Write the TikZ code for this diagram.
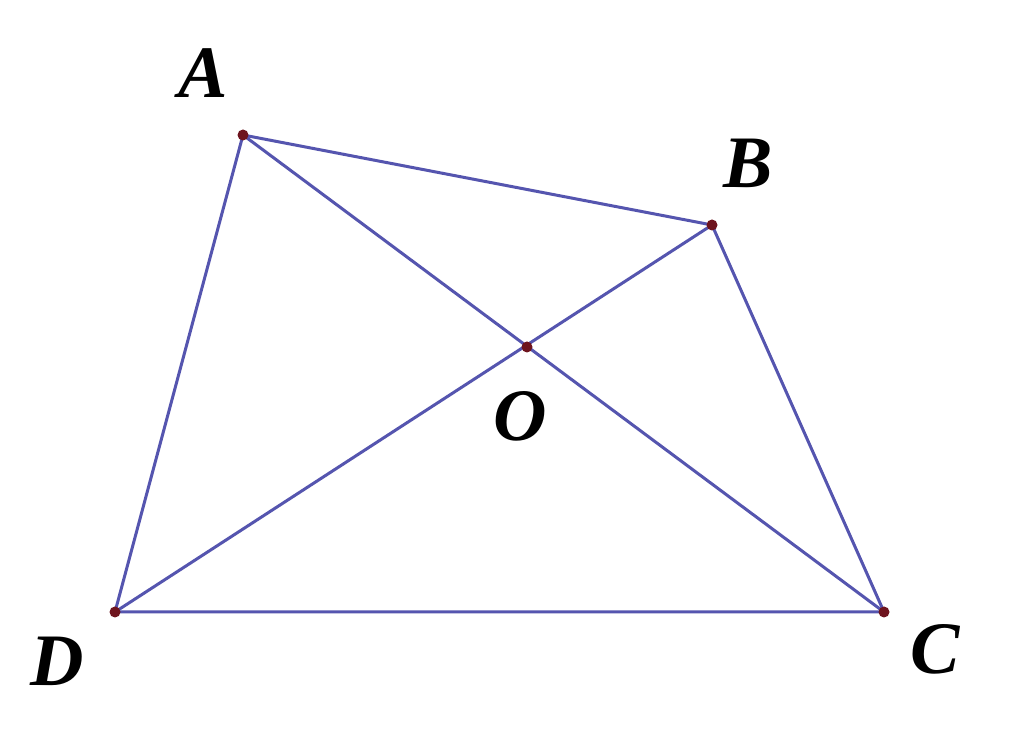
\documentclass[tikz,border=0pt]{standalone}
\usepackage{fontspec}
\setmainfont{Liberation Serif}
\begin{document}
\begin{tikzpicture}[x=1pt,y=1pt,
  seg/.style={draw={rgb,255:red,85;green,85;blue,175}, line width=3pt},
  pt/.style={circle, fill={rgb,255:red,110;green,20;blue,30}, inner sep=0pt, minimum size=11pt},
  lab/.style={font=\fontsize{74}{76}\selectfont\bfseries\itshape, inner sep=0pt}]
\useasboundingbox (0,0) rectangle (1024,751);
\fill[white] (0,0) rectangle (1024,751);
\coordinate (A) at (243,616);
\coordinate (B) at (712,526);
\coordinate (O) at (527,404);
\coordinate (D) at (115,139);
\coordinate (C) at (884,139);
\draw[seg] (A) -- (B) -- (C) -- (D) -- cycle;
\draw[seg] (A) -- (C);
\draw[seg] (B) -- (D);
\foreach \p in {A,B,O,C,D} \node[pt] at (\p) {};
\node[lab] (lA) at (203,678) {A};
\node[lab] (lB) at (748,588) {B};
\node[lab] (lO) at (520,335) {O};
\node[lab] (lD) at (57,90) {D};
\node[lab] (lC) at (935,102) {C};
\end{tikzpicture}
\end{document}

> SHORT EXERCISE: From start to finish, output the listing exactly, but omit its pictures.

> COMPLETE RESPONSE:
Write the TikZ code for this diagram.
\documentclass[tikz,border=0pt]{standalone}
\usepackage{fontspec}
\setmainfont{Liberation Serif}
\begin{document}
\begin{tikzpicture}[x=1pt,y=1pt,
  seg/.style={draw={rgb,255:red,85;green,85;blue,175}, line width=3pt},
  pt/.style={circle, fill={rgb,255:red,110;green,20;blue,30}, inner sep=0pt, minimum size=11pt},
  lab/.style={font=\fontsize{74}{76}\selectfont\bfseries\itshape, inner sep=0pt}]
\useasboundingbox (0,0) rectangle (1024,751);
\fill[white] (0,0) rectangle (1024,751);
\coordinate (A) at (243,616);
\coordinate (B) at (712,526);
\coordinate (O) at (527,404);
\coordinate (D) at (115,139);
\coordinate (C) at (884,139);
\draw[seg] (A) -- (B) -- (C) -- (D) -- cycle;
\draw[seg] (A) -- (C);
\draw[seg] (B) -- (D);
\foreach \p in {A,B,O,C,D} \node[pt] at (\p) {};
\node[lab] (lA) at (203,678) {A};
\node[lab] (lB) at (748,588) {B};
\node[lab] (lO) at (520,335) {O};
\node[lab] (lD) at (57,90) {D};
\node[lab] (lC) at (935,102) {C};
\end{tikzpicture}
\end{document}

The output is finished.